■ Problem details
Images should be left out, and everything else in the listing reproduced exactly.

■ Supplied information
•••
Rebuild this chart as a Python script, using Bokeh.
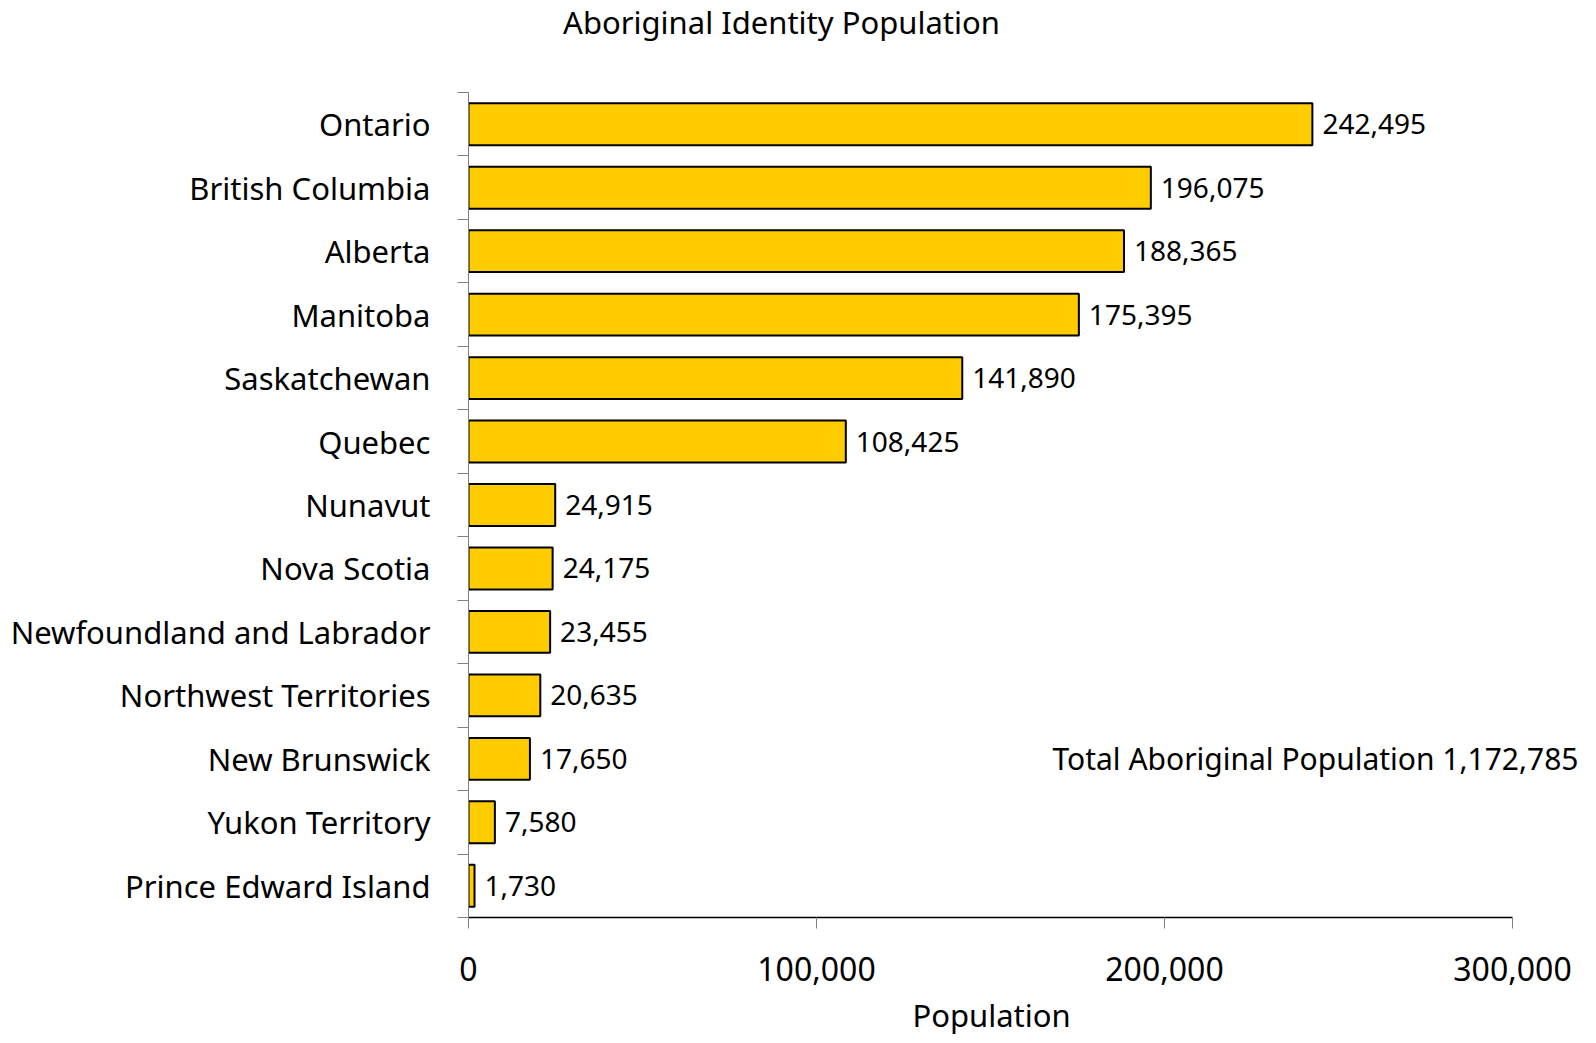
from bokeh.plotting import figure
from bokeh.models import FixedTicker, Range1d, Label, LabelSet, ColumnDataSource, NumeralTickFormatter, Title
from bokeh.core.properties import value
from bokeh.embed import file_html
from bokeh.resources import INLINE

# ---- data ----
provinces = ["Ontario", "British Columbia", "Alberta", "Manitoba", "Saskatchewan",
             "Quebec", "Nunavut", "Nova Scotia", "Newfoundland and Labrador",
             "Northwest Territories", "New Brunswick", "Yukon Territory",
             "Prince Edward Island"]
population = [242495, 196075, 188365, 175395, 141890, 108425, 24915, 24175,
              23455, 20635, 17650, 7580, 1730]
x_ticks = [0, 100000, 200000, 300000]
title_text = "Aboriginal Identity Population"
x_title = "Population"
total_text = "Total Aboriginal Population 1,172,785"
total_row = "New Brunswick"

FONT = "Noto Sans"
n = len(provinces)
ypos = [n - 1 - i for i in range(n)]
labels = ["{:,}".format(v) for v in population]
src = ColumnDataSource(dict(y=ypos, v=population, lab=labels))

# ---- layout (pixels) ----
W, H = 1596, 1043
LEFT = 468            # frame left
AXIS_RIGHT = 1512     # pixel where 300,000 sits
TOP_GAP = 92          # pixels above the first category band
BOTTOM = 126          # below-panel height
frame_h = H - BOTTOM
row_px = (frame_h - TOP_GAP) / n
x_end = x_ticks[-1] * (W - LEFT) / (AXIS_RIGHT - LEFT)
y_end = n - 0.5 + TOP_GAP / row_px

p = figure(width=W, height=H, output_backend="svg", toolbar_location=None,
           x_range=Range1d(0, x_end), y_range=Range1d(-0.5, y_end),
           min_border_left=LEFT, min_border_right=0, min_border_top=0,
           min_border_bottom=BOTTOM)
p.outline_line_color = None
p.grid.visible = False
p.background_fill_color = "white"
p.border_fill_color = "white"

p.hbar(y="y", left=0, right="v", height=0.66, source=src,
       fill_color="#FFCC00", line_color="black", line_width=2)

p.add_layout(LabelSet(x="v", y="y", text="lab", source=src, x_offset=10,
                      text_baseline="middle", text_align="left",
                      text_font=value(FONT), text_font_size="28px", text_color="black"))

# y axis: category names at centers, ticks at boundaries
yax = p.yaxis[0]
yax.bounds = (-0.5, n - 0.5)
yax.ticker = FixedTicker(ticks=ypos, minor_ticks=[i - 0.5 for i in range(n + 1)])
yax.major_label_overrides = {yy: name for yy, name in zip(ypos, provinces)}
yax.major_tick_line_color = None
yax.major_tick_out = 0
yax.major_tick_in = 0
yax.minor_tick_out = 11
yax.minor_tick_in = 0
yax.minor_tick_line_color = "#808080"
yax.axis_line_color = "#808080"
yax.major_label_standoff = 27
yax.major_label_text_font = FONT
yax.major_label_text_font_size = "31px"
yax.major_label_text_color = "black"

xax = p.xaxis[0]
xax.bounds = (x_ticks[0], x_ticks[-1])
xax.ticker = FixedTicker(ticks=x_ticks, minor_ticks=[])
xax.formatter = NumeralTickFormatter(format="0,0")
xax.axis_line_color = "black"
xax.axis_line_width = 1.5
xax.major_tick_out = 11
xax.major_tick_in = 0
xax.major_tick_line_color = "#808080"
xax.minor_tick_line_color = None
xax.major_label_standoff = 28
xax.major_label_text_font = FONT
xax.major_label_text_font_size = "32px"
xax.major_label_text_color = "black"

p.add_layout(Title(text=x_title, align="left", offset=444, standoff=16,
                   text_font=FONT, text_font_size="31px", text_font_style="normal",
                   text_color="black"), "below")

p.add_layout(Label(x=0, y=n - 0.5, x_offset=313, y_offset=71, text=title_text,
                   text_align="center", text_baseline="middle",
                   text_font=FONT, text_font_size="31px", text_color="black"))
p.add_layout(Label(x=x_ticks[-1], y=ypos[provinces.index(total_row)], x_offset=66,
                   text=total_text, text_align="right", text_baseline="middle",
                   text_font=FONT, text_font_size="30px", text_color="black"))

open("out.html", "w").write(file_html(p, INLINE))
•••
■ Solution for this exercise
Rebuild this chart as a Python script, using Bokeh.
from bokeh.plotting import figure
from bokeh.models import FixedTicker, Range1d, Label, LabelSet, ColumnDataSource, NumeralTickFormatter, Title
from bokeh.core.properties import value
from bokeh.embed import file_html
from bokeh.resources import INLINE

# ---- data ----
provinces = ["Ontario", "British Columbia", "Alberta", "Manitoba", "Saskatchewan",
             "Quebec", "Nunavut", "Nova Scotia", "Newfoundland and Labrador",
             "Northwest Territories", "New Brunswick", "Yukon Territory",
             "Prince Edward Island"]
population = [242495, 196075, 188365, 175395, 141890, 108425, 24915, 24175,
              23455, 20635, 17650, 7580, 1730]
x_ticks = [0, 100000, 200000, 300000]
title_text = "Aboriginal Identity Population"
x_title = "Population"
total_text = "Total Aboriginal Population 1,172,785"
total_row = "New Brunswick"

FONT = "Noto Sans"
n = len(provinces)
ypos = [n - 1 - i for i in range(n)]
labels = ["{:,}".format(v) for v in population]
src = ColumnDataSource(dict(y=ypos, v=population, lab=labels))

# ---- layout (pixels) ----
W, H = 1596, 1043
LEFT = 468            # frame left
AXIS_RIGHT = 1512     # pixel where 300,000 sits
TOP_GAP = 92          # pixels above the first category band
BOTTOM = 126          # below-panel height
frame_h = H - BOTTOM
row_px = (frame_h - TOP_GAP) / n
x_end = x_ticks[-1] * (W - LEFT) / (AXIS_RIGHT - LEFT)
y_end = n - 0.5 + TOP_GAP / row_px

p = figure(width=W, height=H, output_backend="svg", toolbar_location=None,
           x_range=Range1d(0, x_end), y_range=Range1d(-0.5, y_end),
           min_border_left=LEFT, min_border_right=0, min_border_top=0,
           min_border_bottom=BOTTOM)
p.outline_line_color = None
p.grid.visible = False
p.background_fill_color = "white"
p.border_fill_color = "white"

p.hbar(y="y", left=0, right="v", height=0.66, source=src,
       fill_color="#FFCC00", line_color="black", line_width=2)

p.add_layout(LabelSet(x="v", y="y", text="lab", source=src, x_offset=10,
                      text_baseline="middle", text_align="left",
                      text_font=value(FONT), text_font_size="28px", text_color="black"))

# y axis: category names at centers, ticks at boundaries
yax = p.yaxis[0]
yax.bounds = (-0.5, n - 0.5)
yax.ticker = FixedTicker(ticks=ypos, minor_ticks=[i - 0.5 for i in range(n + 1)])
yax.major_label_overrides = {yy: name for yy, name in zip(ypos, provinces)}
yax.major_tick_line_color = None
yax.major_tick_out = 0
yax.major_tick_in = 0
yax.minor_tick_out = 11
yax.minor_tick_in = 0
yax.minor_tick_line_color = "#808080"
yax.axis_line_color = "#808080"
yax.major_label_standoff = 27
yax.major_label_text_font = FONT
yax.major_label_text_font_size = "31px"
yax.major_label_text_color = "black"

xax = p.xaxis[0]
xax.bounds = (x_ticks[0], x_ticks[-1])
xax.ticker = FixedTicker(ticks=x_ticks, minor_ticks=[])
xax.formatter = NumeralTickFormatter(format="0,0")
xax.axis_line_color = "black"
xax.axis_line_width = 1.5
xax.major_tick_out = 11
xax.major_tick_in = 0
xax.major_tick_line_color = "#808080"
xax.minor_tick_line_color = None
xax.major_label_standoff = 28
xax.major_label_text_font = FONT
xax.major_label_text_font_size = "32px"
xax.major_label_text_color = "black"

p.add_layout(Title(text=x_title, align="left", offset=444, standoff=16,
                   text_font=FONT, text_font_size="31px", text_font_style="normal",
                   text_color="black"), "below")

p.add_layout(Label(x=0, y=n - 0.5, x_offset=313, y_offset=71, text=title_text,
                   text_align="center", text_baseline="middle",
                   text_font=FONT, text_font_size="31px", text_color="black"))
p.add_layout(Label(x=x_ticks[-1], y=ypos[provinces.index(total_row)], x_offset=66,
                   text=total_text, text_align="right", text_baseline="middle",
                   text_font=FONT, text_font_size="30px", text_color="black"))

open("out.html", "w").write(file_html(p, INLINE))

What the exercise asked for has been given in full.